__Problem to solve__: Produce a word-for-word copy of the listing below without its pictures.

__Recorded data__:
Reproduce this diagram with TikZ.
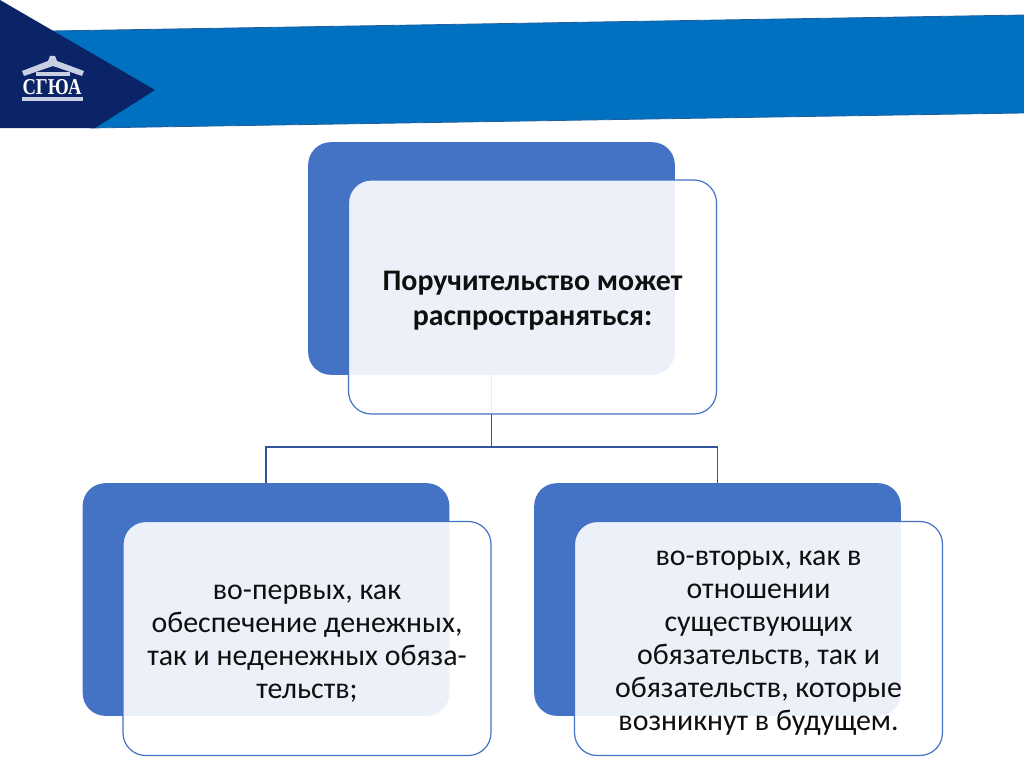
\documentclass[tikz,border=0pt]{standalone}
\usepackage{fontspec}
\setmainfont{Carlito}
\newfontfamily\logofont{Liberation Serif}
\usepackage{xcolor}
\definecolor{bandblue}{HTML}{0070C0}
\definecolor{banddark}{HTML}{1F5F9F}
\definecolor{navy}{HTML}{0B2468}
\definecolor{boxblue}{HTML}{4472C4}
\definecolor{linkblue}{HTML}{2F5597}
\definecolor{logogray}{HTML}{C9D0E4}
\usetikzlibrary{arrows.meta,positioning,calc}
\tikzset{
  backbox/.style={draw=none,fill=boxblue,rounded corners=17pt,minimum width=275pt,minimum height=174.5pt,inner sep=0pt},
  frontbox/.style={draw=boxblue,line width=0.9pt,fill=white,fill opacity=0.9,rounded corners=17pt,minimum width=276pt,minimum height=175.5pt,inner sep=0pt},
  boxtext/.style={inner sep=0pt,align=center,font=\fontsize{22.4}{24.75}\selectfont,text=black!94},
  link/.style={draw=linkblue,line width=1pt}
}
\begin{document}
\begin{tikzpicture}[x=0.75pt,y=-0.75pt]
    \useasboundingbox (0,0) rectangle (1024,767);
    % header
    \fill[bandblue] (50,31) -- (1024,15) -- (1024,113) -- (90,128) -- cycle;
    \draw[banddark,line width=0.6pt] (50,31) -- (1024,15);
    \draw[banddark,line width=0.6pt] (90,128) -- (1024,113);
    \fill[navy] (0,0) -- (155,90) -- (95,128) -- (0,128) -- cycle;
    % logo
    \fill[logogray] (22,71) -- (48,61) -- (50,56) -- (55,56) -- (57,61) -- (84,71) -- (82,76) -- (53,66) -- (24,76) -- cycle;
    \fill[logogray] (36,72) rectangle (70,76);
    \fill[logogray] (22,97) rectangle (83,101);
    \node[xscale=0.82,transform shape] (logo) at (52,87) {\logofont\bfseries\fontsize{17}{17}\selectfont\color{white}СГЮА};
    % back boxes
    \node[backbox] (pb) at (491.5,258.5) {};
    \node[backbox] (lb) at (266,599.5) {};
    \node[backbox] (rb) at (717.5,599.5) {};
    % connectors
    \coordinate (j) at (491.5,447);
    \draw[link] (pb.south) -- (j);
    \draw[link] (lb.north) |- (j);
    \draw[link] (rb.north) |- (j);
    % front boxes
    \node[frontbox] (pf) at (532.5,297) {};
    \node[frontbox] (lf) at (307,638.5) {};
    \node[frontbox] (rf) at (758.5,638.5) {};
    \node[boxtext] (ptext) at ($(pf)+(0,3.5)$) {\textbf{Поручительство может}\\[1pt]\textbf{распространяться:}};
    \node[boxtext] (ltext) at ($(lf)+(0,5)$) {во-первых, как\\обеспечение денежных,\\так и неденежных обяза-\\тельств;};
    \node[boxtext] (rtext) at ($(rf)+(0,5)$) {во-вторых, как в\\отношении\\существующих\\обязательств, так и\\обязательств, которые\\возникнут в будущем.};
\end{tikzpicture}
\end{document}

__Exercise solution__:
Reproduce this diagram with TikZ.
\documentclass[tikz,border=0pt]{standalone}
\usepackage{fontspec}
\setmainfont{Carlito}
\newfontfamily\logofont{Liberation Serif}
\usepackage{xcolor}
\definecolor{bandblue}{HTML}{0070C0}
\definecolor{banddark}{HTML}{1F5F9F}
\definecolor{navy}{HTML}{0B2468}
\definecolor{boxblue}{HTML}{4472C4}
\definecolor{linkblue}{HTML}{2F5597}
\definecolor{logogray}{HTML}{C9D0E4}
\usetikzlibrary{arrows.meta,positioning,calc}
\tikzset{
  backbox/.style={draw=none,fill=boxblue,rounded corners=17pt,minimum width=275pt,minimum height=174.5pt,inner sep=0pt},
  frontbox/.style={draw=boxblue,line width=0.9pt,fill=white,fill opacity=0.9,rounded corners=17pt,minimum width=276pt,minimum height=175.5pt,inner sep=0pt},
  boxtext/.style={inner sep=0pt,align=center,font=\fontsize{22.4}{24.75}\selectfont,text=black!94},
  link/.style={draw=linkblue,line width=1pt}
}
\begin{document}
\begin{tikzpicture}[x=0.75pt,y=-0.75pt]
    \useasboundingbox (0,0) rectangle (1024,767);
    % header
    \fill[bandblue] (50,31) -- (1024,15) -- (1024,113) -- (90,128) -- cycle;
    \draw[banddark,line width=0.6pt] (50,31) -- (1024,15);
    \draw[banddark,line width=0.6pt] (90,128) -- (1024,113);
    \fill[navy] (0,0) -- (155,90) -- (95,128) -- (0,128) -- cycle;
    % logo
    \fill[logogray] (22,71) -- (48,61) -- (50,56) -- (55,56) -- (57,61) -- (84,71) -- (82,76) -- (53,66) -- (24,76) -- cycle;
    \fill[logogray] (36,72) rectangle (70,76);
    \fill[logogray] (22,97) rectangle (83,101);
    \node[xscale=0.82,transform shape] (logo) at (52,87) {\logofont\bfseries\fontsize{17}{17}\selectfont\color{white}СГЮА};
    % back boxes
    \node[backbox] (pb) at (491.5,258.5) {};
    \node[backbox] (lb) at (266,599.5) {};
    \node[backbox] (rb) at (717.5,599.5) {};
    % connectors
    \coordinate (j) at (491.5,447);
    \draw[link] (pb.south) -- (j);
    \draw[link] (lb.north) |- (j);
    \draw[link] (rb.north) |- (j);
    % front boxes
    \node[frontbox] (pf) at (532.5,297) {};
    \node[frontbox] (lf) at (307,638.5) {};
    \node[frontbox] (rf) at (758.5,638.5) {};
    \node[boxtext] (ptext) at ($(pf)+(0,3.5)$) {\textbf{Поручительство может}\\[1pt]\textbf{распространяться:}};
    \node[boxtext] (ltext) at ($(lf)+(0,5)$) {во-первых, как\\обеспечение денежных,\\так и неденежных обяза-\\тельств;};
    \node[boxtext] (rtext) at ($(rf)+(0,5)$) {во-вторых, как в\\отношении\\существующих\\обязательств, так и\\обязательств, которые\\возникнут в будущем.};
\end{tikzpicture}
\end{document}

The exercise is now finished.